Ben Law's Woodland House in England
      As for siding, we decided for siding to go with something readily available locally, which is white oak cut by our Amish friend Ivan who has a mill five miles away. We love the look of the live-edge siding on Ben Law’s house (the English roundwood timberframer who inspired the frame of our house as well). So we asked Ivan to keep one edge of our siding unmilled, just the raw bark or the logs. What resulted is kind of an organic unpredictable edge that one visitor hilariously named “the smurf house look”! My parents came down to help us again and together we cut and hung the lower boards. This is an understatement as this took us all about a week of hustle and bustle in the last of the warmish fall weather and the first of the can't-feel-fingers winter weather that blasted in. A huge thank you to them for helping us to the finish line! Mike mostly did the trickier high gable ends with help from Brian and I, again no small feat. Note the purple flashing sticking out from the bottom, which will be where we tie in a porch roof next year.

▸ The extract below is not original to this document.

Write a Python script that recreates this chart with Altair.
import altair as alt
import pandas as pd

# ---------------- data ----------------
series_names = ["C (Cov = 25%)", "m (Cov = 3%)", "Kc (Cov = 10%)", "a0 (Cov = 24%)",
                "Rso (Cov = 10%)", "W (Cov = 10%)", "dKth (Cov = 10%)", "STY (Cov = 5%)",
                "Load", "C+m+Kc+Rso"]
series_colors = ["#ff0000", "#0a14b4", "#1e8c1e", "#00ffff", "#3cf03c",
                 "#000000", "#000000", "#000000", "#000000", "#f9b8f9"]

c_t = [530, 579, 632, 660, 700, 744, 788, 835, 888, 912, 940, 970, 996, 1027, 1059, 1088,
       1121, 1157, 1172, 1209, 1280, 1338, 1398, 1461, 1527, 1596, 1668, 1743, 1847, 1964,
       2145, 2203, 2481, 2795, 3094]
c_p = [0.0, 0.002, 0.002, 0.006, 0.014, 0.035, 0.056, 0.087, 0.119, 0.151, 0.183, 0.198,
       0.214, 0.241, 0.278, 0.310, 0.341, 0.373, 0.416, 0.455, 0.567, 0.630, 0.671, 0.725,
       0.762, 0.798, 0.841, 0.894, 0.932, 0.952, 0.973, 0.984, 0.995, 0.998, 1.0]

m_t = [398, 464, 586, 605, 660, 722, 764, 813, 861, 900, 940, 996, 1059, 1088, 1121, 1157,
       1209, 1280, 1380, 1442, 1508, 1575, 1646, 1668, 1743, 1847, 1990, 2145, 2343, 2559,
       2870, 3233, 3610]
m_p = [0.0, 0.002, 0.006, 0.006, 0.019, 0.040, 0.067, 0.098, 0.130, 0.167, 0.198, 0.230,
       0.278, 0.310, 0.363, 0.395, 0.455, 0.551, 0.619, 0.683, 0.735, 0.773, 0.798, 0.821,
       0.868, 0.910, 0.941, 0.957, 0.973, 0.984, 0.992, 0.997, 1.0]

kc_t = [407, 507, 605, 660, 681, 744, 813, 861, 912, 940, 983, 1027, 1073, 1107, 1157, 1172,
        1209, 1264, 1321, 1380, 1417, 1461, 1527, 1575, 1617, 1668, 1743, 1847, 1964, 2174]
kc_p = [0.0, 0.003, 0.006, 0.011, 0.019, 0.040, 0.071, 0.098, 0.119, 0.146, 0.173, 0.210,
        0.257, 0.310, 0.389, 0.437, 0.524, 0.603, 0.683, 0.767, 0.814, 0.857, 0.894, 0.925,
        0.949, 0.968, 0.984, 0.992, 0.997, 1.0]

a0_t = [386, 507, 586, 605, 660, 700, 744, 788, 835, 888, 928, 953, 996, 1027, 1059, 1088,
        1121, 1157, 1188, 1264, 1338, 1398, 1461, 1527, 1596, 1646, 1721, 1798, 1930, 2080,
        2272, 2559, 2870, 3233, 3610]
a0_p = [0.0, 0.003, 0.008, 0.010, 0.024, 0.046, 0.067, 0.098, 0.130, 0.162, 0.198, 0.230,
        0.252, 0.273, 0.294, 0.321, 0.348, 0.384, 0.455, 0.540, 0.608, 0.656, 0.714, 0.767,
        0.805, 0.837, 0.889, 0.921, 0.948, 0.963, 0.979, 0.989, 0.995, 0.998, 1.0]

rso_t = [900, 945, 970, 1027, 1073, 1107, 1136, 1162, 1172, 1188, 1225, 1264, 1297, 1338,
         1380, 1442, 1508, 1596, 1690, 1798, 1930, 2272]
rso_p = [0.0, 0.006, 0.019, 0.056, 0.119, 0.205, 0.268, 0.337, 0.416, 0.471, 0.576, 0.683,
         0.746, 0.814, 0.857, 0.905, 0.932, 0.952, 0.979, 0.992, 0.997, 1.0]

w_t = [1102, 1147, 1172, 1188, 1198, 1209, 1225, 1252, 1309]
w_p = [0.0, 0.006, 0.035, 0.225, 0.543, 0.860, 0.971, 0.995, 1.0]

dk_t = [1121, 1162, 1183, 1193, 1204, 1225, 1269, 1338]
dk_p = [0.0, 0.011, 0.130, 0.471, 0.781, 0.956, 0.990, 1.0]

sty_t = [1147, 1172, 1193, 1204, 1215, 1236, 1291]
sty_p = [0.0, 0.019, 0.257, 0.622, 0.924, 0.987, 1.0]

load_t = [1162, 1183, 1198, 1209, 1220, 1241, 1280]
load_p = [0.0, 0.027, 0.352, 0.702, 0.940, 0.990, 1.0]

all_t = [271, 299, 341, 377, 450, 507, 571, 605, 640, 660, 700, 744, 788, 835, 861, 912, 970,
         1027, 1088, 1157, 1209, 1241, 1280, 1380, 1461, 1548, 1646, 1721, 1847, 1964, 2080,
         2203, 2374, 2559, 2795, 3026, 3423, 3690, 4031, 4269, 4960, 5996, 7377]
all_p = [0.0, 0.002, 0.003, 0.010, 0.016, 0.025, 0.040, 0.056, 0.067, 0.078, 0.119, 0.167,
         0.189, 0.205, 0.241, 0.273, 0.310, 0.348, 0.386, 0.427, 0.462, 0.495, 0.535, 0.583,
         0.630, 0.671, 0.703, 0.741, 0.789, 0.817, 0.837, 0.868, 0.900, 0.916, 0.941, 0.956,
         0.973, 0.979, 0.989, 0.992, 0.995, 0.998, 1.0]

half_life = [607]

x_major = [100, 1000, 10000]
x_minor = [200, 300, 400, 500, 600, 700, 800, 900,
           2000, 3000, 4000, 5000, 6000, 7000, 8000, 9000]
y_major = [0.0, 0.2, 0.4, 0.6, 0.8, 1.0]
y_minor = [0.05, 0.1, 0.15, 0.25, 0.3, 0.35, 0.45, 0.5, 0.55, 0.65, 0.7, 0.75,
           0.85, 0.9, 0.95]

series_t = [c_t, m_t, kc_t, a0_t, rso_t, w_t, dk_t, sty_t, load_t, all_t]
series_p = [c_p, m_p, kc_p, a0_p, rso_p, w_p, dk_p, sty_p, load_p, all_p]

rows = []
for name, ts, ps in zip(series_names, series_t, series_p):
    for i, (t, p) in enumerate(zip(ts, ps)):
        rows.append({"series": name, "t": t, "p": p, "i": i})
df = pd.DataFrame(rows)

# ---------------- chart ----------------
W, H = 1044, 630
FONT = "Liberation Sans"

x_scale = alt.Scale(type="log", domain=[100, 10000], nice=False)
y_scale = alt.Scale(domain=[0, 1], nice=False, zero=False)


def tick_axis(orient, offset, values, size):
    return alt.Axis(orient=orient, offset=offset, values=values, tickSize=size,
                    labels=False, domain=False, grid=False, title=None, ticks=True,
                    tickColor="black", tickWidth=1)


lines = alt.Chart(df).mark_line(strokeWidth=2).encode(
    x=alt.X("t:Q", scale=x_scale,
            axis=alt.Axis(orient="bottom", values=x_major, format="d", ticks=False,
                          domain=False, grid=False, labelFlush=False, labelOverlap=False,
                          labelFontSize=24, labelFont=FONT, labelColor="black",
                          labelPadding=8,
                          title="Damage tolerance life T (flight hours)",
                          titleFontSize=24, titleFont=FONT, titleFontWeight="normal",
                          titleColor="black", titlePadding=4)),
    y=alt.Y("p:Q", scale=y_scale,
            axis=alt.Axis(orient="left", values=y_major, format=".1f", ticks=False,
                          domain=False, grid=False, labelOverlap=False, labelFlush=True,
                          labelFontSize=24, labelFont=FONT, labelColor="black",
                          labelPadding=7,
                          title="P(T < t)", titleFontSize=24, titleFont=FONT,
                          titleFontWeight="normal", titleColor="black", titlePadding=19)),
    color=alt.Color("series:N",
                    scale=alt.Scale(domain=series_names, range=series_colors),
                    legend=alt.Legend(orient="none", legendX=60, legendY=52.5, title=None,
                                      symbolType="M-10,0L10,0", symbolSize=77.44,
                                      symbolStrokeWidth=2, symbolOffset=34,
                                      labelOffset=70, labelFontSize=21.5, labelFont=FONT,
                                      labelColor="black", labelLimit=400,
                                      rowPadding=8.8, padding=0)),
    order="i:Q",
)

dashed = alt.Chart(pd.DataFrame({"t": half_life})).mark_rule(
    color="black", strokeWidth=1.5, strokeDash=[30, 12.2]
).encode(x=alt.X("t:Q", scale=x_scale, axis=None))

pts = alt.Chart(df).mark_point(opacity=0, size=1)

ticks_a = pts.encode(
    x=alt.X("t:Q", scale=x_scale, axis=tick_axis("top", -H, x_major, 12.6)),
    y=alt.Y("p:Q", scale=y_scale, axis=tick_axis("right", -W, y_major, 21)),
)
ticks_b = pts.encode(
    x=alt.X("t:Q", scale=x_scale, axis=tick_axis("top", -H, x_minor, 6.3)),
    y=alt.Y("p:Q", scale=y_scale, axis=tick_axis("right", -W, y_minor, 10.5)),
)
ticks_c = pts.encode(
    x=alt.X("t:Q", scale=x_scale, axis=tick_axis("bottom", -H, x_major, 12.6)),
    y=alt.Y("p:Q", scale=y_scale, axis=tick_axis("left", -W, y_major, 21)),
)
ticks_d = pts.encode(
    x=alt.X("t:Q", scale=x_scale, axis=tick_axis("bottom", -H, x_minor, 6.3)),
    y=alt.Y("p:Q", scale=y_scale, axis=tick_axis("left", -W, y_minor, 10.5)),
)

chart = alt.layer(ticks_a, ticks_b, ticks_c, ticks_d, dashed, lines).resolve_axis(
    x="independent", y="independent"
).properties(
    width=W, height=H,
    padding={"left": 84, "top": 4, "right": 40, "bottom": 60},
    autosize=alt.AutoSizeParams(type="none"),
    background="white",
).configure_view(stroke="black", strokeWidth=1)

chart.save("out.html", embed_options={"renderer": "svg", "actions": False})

     Another tedious step for us this past month was closing in the underside of the soffiting, connecting the roof to the walls. We need our roof to be vented, to let in cool air flow from the bottom of the roof to the vent built into the ridge cap, so that ice dams don't happen (the idea is to keep the roof surface cool, to counteract heat escaping the roof from melting snow and creating ice that forces its way under the roof and into the walls causing water damage). This seems excessively detailed, I know, but it is a big issue for a lot of houses so most builders vent roofs in cold climates now if they don't have cold attic space to serve the same function. For this venting/closing in we went into mouse-paranoia mode, constantly scanning for where mice could infiltrate, as they surely will. We used plywood (stained darker with linseed oil and natural pigments) and a prefabricated metal flashing piece with little perforations to let air in. Oh the detailing! Every little crack and seam now filled in, we get to cross a seriously inglorious "to do" off of our list. It is satisfying to think that our exterior is pretty much done and no more high ladder work will be necessary next year.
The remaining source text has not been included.